[North Europe] Degraded performance of signature management apps

Incident Report for CodeTwo

Postmortem

Microsoft posted a preliminary RCA regarding this incident:

What happened?

Between 09:50 UTC and 17:21 UTC on 07 Sep 2022, a subset of customers using Azure Cosmos DB in North Europe may have experienced issues accessing services. Connections to Cosmos DB accounts in this region may have resulted in an error or timeout.

Downstream Azure services that rely on Cosmos DB also experienced impact during this window - including Azure Communication Services, Azure Data Factory, Azure Digital Twins, Azure Event Grid, Azure IoT Hub, Azure Red Hat OpenShift, Azure Remote Rendering, Azure Resource Mover, Azure Rights Management, Azure Spatial Anchors, Azure Synapse, and Microsoft Purview.

What went wrong and why?

Cosmos DB load balances workloads across its infrastructure, within frontend and backend clusters. Our frontend load balancing procedure had a regression that did not factor in the effect of a reduction in available cluster capacity, due to ongoing maintenance. This surfaced during an ongoing platform maintenance event in one of the frontend clusters in the North Europe region, causing the availability issues described above.

How did we respond?

Our monitors alerted us of the impact on this cluster. We ran two workstreams in parallel – one focused on identifying the reason for the issues themselves, while one focused on mitigating the customer impact. To mitigate, we load balanced off the impacted cluster by moving customer accounts to healthy clusters within the region.

Given the volume of accounts we had to migrate, it took us time to safely load balance accounts – we had to analyze the state of each account individually, then systematically move each to an alternative healthy cluster in North Europe. This load balancing operation allowed the cluster to recover to a healthy operating state.

Although we have the ability to mark a Cosmos DB region as offline (which would trigger automatic failover activities, for customers using multiple regions) we decided not to do that during this incident – as the majority of the clusters (and therefore customers) in the region were unimpacted.

How are we making incidents like this less likely or less impactful?

Already completed:

Fixed the regression in our load balancer procedure, to safely factor in capacity fluctuations during maintenance.

In progress:

Improving our monitoring and alerting to detect these issues earlier and apply pre-emptive actions. (Estimated completion: October 2022)
Improving our processes to reduce the impact time with a more structured manual load balancing sequence during incidents. (Estimated completion: November 2022)

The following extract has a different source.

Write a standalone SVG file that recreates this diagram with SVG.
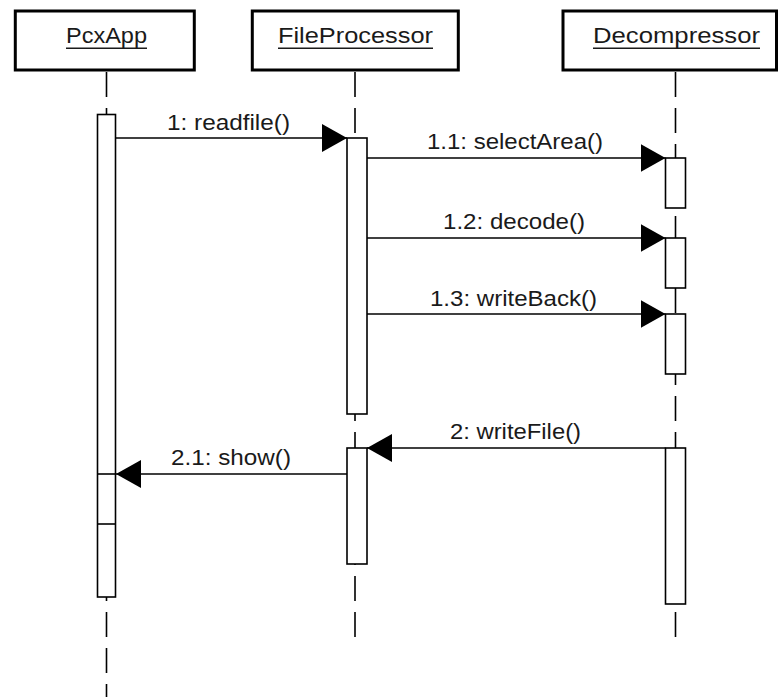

Posted Sep 12, 2022 - 13:15 UTC

Resolved

This incident has been resolved.

Posted Sep 07, 2022 - 17:52 UTC

Update

We are continuing to monitor for any further issues.

Posted Sep 07, 2022 - 17:27 UTC

Monitoring

A fix has been implemented and we are monitoring the results.

Posted Sep 07, 2022 - 15:58 UTC

Update

We are continuing to work on a fix for this issue.

Posted Sep 07, 2022 - 13:59 UTC

Update

Microsoft wrote:

Current Status: We are currently investigating a potential root cause and are exploring mitigation options. We will provide updates in 60 minutes or as events warrant.

Posted Sep 07, 2022 - 12:29 UTC

Update

We are continuing to work on a fix for this issue.

Posted Sep 07, 2022 - 12:28 UTC

Update

Microsoft confirmed they are currently investigating the problem with Cosmos DB in this region. This problem limits your access to app.codetwo.com and affects the performance of Autoresponder, which might result in auto-responses being not sent for some users. We're actively working with Microsoft to make sure they fix the problem ASAP.

All signatures are imprinted normally.

Posted Sep 07, 2022 - 12:10 UTC

Identified

Currently a subset of users in North Europe might be unable to manage signatures using app.codetwo.com. We're investigating this problem now. All emails are imprinted and delivered as normal - only designing and creating new signatures is temporarily not possible.

Posted Sep 07, 2022 - 11:49 UTC

Investigating

We are currently investigating this issue.

Posted Sep 07, 2022 - 11:45 UTC

This incident affected: North Europe (Signature management (app.codetwo.com)).